There are three primary types of forms that individuals fill out for their Final Tax Return submission. The most basic is Form A, which is designed for those with simple tax-payment needs. If you have one source of income and didn’t make advance tax payments during the year, this is likely the form for you.
If you did make prepayments, or if your income or deductions are more complicated, or if you just want the full tax-paperwork experience, use Form B instead. Because the National Tax Agency collects two prepayments from me each year, this is the form I fill out.
If you own a company and wish to take business-level deductions, you must use the Blue Form system. This system is much more complicated and requires a separate application process that must be approved by the tax office before you can fill out the Blue Form. You might also need to establish a business license through your municipal government office.

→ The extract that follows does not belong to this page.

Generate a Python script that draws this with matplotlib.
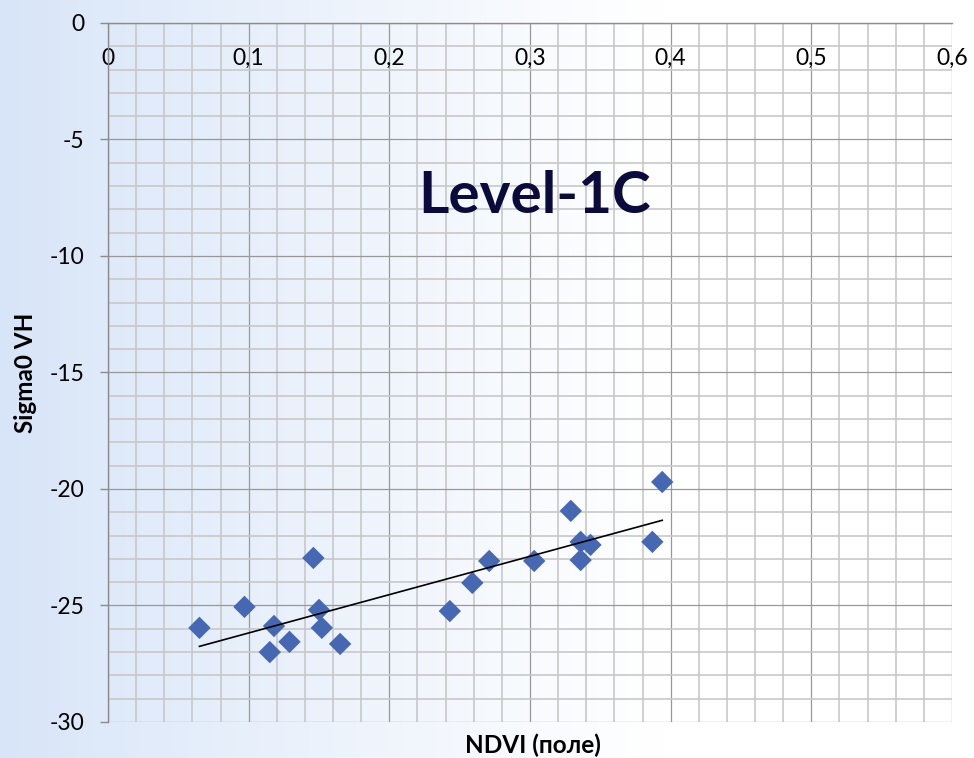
import numpy as np
import matplotlib
matplotlib.use("Agg")
import matplotlib.pyplot as plt
from matplotlib.ticker import MultipleLocator, FuncFormatter

plt.rcParams['font.family'] = ['Lato', 'Open Sans', 'DejaVu Sans']

# NDVI (field) vs Sigma0 VH, Level-1C
ndvi = [0.065, 0.097, 0.118, 0.115, 0.129, 0.146, 0.150, 0.152, 0.165,
        0.243, 0.259, 0.271, 0.303, 0.329, 0.336, 0.343, 0.336, 0.387, 0.394]
sigma0_vh = [-25.96, -25.06, -25.88, -27.0, -26.56, -22.96, -25.19, -25.96, -26.65,
             -25.24, -24.03, -23.09, -23.09, -20.94, -22.27, -22.40, -23.05, -22.27, -19.7]

fig = plt.figure(figsize=(9.74, 7.58), dpi=100)

# soft blue-to-white background across the figure
bg = fig.add_axes([0, 0, 1, 1], zorder=-10)
u = np.linspace(0, 1, 400)
fade = np.clip(1 - u / 0.68, 0, 1) ** 1.1
left = np.array([216, 229, 248]) / 255.0
rgb = 1 - (1 - left)[None, :] * fade[:, None]
bg.imshow(rgb[None, :, :], aspect='auto', extent=[0, 1, 0, 1])
bg.axis('off')

ax = fig.add_axes([0.1109, 0.0475, 0.8665, 0.9222])
ax.patch.set_alpha(0)

ax.set_xlim(0, 0.6)
ax.set_ylim(-30, 0)

ax.xaxis.set_major_locator(MultipleLocator(0.1))
ax.xaxis.set_minor_locator(MultipleLocator(0.02))
ax.yaxis.set_major_locator(MultipleLocator(5))
ax.yaxis.set_minor_locator(MultipleLocator(1))

ax.grid(which='minor', color='#c8c8c8', lw=1.2, zorder=0)
ax.grid(which='major', color='#989898', lw=0.9, zorder=0)

# x axis crosses at y = 0, labels hang below it
ax.spines['bottom'].set_position(('data', 0))
ax.spines['top'].set_visible(False)
ax.spines['right'].set_visible(False)
for s in ('bottom', 'left'):
    ax.spines[s].set_color('#8c8c8c')
    ax.spines[s].set_linewidth(1.0)

comma = FuncFormatter(lambda v, p: f"{v:g}".replace('.', ','))
ax.xaxis.set_major_formatter(comma)
ax.yaxis.set_major_formatter(FuncFormatter(lambda v, p: f"{v:g}"))
ax.tick_params(axis='x', which='both', length=0, pad=18, labelsize=16.5)
ax.tick_params(axis='y', which='major', length=6, width=1, color='#8c8c8c',
               pad=11, labelsize=16.5)
ax.tick_params(axis='y', which='minor', length=0)

ax.scatter(ndvi, sigma0_vh, marker='D', s=130, color='#4668b3',
           edgecolors='none', zorder=3)

# linear trend line
k, b = np.polyfit(ndvi, sigma0_vh, 1)
xs = np.array([min(ndvi), max(ndvi)])
ax.plot(xs, k * xs + b, color='black', lw=1.2, zorder=4)

ax.text(0.303, -7.45, 'Level-1C', ha='center', va='center',
        fontsize=42, fontweight='bold', color='#0a0a3c', zorder=5)

fig.text(0.547, 0.017, 'NDVI (поле)', ha='center', va='center',
         fontsize=17.5, fontweight='bold')
fig.text(0.026, 0.508, 'Sigma0 VH', ha='center', va='center',
         rotation=90, fontsize=17.5, fontweight='bold')

fig.savefig('out.png', dpi=100)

Getting back to Form B: It has two primary pages, plus additional forms that are triggered by different types of economic activity. I must tell you that filling out these forms is difficult, not just because they are written in Japanese—the English Income Tax Guide is a competent translation of the original Japanese instructions—but because those instructions are both terse and make assumptions about how much tax-related knowledge the reader has. I expect this is a side effect of having most people paying taxes through their employers. Most individuals don’t need to care about how complicated the instructions are. This may also explain why there is a dearth of third-party tax software packages and web sites in Japan, something that almost everyone in America uses.

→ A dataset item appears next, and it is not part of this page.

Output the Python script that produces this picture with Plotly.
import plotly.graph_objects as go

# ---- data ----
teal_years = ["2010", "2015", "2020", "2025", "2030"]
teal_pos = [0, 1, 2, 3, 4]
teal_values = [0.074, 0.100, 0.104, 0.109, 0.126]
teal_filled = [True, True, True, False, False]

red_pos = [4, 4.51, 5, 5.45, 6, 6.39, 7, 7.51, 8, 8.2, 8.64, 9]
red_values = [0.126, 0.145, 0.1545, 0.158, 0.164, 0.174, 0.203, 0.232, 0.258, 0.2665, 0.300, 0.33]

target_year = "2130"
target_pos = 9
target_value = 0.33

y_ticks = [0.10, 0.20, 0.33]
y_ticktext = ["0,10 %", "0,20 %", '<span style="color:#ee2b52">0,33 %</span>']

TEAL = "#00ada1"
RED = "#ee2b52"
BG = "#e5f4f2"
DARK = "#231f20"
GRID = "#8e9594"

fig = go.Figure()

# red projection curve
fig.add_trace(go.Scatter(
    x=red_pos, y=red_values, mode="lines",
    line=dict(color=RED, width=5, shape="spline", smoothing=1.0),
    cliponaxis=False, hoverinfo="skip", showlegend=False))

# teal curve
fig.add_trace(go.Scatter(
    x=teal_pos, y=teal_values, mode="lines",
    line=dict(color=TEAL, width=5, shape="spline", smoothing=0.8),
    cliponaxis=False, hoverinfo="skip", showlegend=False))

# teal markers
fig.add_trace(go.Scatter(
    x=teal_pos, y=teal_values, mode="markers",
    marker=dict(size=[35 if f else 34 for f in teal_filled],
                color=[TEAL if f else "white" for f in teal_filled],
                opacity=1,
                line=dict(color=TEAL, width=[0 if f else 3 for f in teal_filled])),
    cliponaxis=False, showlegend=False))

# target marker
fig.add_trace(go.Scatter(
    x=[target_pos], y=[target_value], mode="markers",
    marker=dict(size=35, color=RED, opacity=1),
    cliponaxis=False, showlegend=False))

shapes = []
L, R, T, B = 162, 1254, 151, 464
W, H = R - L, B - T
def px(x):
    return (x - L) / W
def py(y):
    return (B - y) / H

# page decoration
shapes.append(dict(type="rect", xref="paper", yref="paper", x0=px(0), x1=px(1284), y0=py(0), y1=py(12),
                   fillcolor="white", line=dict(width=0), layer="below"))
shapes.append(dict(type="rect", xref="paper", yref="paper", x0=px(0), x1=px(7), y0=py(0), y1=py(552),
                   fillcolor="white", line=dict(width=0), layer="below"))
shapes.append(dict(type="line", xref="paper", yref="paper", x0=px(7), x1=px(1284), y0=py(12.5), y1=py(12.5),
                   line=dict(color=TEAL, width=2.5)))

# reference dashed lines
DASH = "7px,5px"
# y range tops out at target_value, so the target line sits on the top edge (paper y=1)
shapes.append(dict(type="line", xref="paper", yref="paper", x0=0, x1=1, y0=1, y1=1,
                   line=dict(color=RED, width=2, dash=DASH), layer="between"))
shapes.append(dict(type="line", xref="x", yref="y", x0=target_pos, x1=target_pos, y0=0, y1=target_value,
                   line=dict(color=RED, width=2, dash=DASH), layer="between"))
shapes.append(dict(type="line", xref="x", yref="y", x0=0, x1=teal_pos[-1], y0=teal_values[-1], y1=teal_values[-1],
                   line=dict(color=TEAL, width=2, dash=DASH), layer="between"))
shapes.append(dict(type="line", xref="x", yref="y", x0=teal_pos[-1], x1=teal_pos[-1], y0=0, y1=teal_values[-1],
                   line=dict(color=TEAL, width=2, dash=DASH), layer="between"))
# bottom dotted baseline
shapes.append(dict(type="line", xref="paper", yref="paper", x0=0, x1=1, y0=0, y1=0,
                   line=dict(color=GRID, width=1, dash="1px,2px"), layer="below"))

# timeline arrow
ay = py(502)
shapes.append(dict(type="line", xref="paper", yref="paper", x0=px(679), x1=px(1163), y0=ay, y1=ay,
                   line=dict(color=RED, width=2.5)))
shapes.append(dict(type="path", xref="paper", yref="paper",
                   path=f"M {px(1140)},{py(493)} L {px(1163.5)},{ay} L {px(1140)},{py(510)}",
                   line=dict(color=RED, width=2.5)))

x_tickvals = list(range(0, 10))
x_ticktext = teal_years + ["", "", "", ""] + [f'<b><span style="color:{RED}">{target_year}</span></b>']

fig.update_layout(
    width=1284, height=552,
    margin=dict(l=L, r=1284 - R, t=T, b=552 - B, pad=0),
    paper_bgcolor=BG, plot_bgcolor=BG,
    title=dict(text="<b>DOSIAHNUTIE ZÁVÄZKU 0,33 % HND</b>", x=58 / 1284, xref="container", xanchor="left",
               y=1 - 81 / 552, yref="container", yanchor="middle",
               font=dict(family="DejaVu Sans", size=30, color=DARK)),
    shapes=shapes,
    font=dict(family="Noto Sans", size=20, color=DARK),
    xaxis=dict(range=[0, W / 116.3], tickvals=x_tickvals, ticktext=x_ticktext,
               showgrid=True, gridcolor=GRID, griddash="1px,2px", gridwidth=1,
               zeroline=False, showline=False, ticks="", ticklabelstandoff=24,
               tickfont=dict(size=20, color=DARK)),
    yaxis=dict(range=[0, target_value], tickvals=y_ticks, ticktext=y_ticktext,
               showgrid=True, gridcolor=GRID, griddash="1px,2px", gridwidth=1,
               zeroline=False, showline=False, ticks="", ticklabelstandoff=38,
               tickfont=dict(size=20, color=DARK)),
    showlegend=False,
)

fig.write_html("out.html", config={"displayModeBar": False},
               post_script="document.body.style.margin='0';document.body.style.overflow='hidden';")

Where Do You Submit the Forms?
Now that you have filled out your forms, it’s time to turn them in. The easiest way is to forgo paper forms altogether and use the e-Tax system available on the National Tax Agency web site. I am hoping to use this method next year, but for now I am still putting pen to paper. From what I can tell, you need to have your physical My Number card handy to use the e-Tax system, or at least one of the passwords you set up when you received your card.
If you would rather stick with paper, you can submit the forms (and all your money!) to your assigned tax office. Usually, your tax office is the one that is closest to where you live. But if your “domicile” (where your family’s koseki is established) is different from where you have your “residence,” you might need to select your domicile’s office. There are additional rules for those who have left Japan or have other special circumstances. See section 1-7, “Place for Tax Payment,” in the Income Tax Guide for a handy chart.
If you are in Japan, you can find the right office by using the search form on the right-hand side of the Japanese-language home page for the tax agency, in the block with the title “税務署を検索.” Enter your postal code and click the 検索 search button to find the office.
You can also mail your return to the correct tax office; registered mail is best. If you owe money, you can take cash directly to the tax office, or set up a transfer from your bank account. Credit card and convenience store payment methods are also available.
If you do set up the bank transfer method and later move to a new residence that is in a different tax office jurisdiction, be sure to submit the appropriate change of address form to the old tax office. On that form, check the はい (Yes) box for Item Number 4, “振替納税を引き続き希望する,” to have the tax agency continue using your same bank account for payments.
Is That All You Owe?
Of course not! Beyond income taxes, you are probably already paying your health insurance and retirement insurance premiums (both deductible from your income taxes, by the way). The income tax form itself includes a temporary 2.1% “Special Income Tax for Reconstruction” charge (Line 44) that is helping to pay for the Tōhoku earthquake and tsunami disaster from March 2011.
The biggest extra tax is the residence tax that is exactly ten percent of your “total income.” It is paid to your local municipality; you should receive a bill around June each year.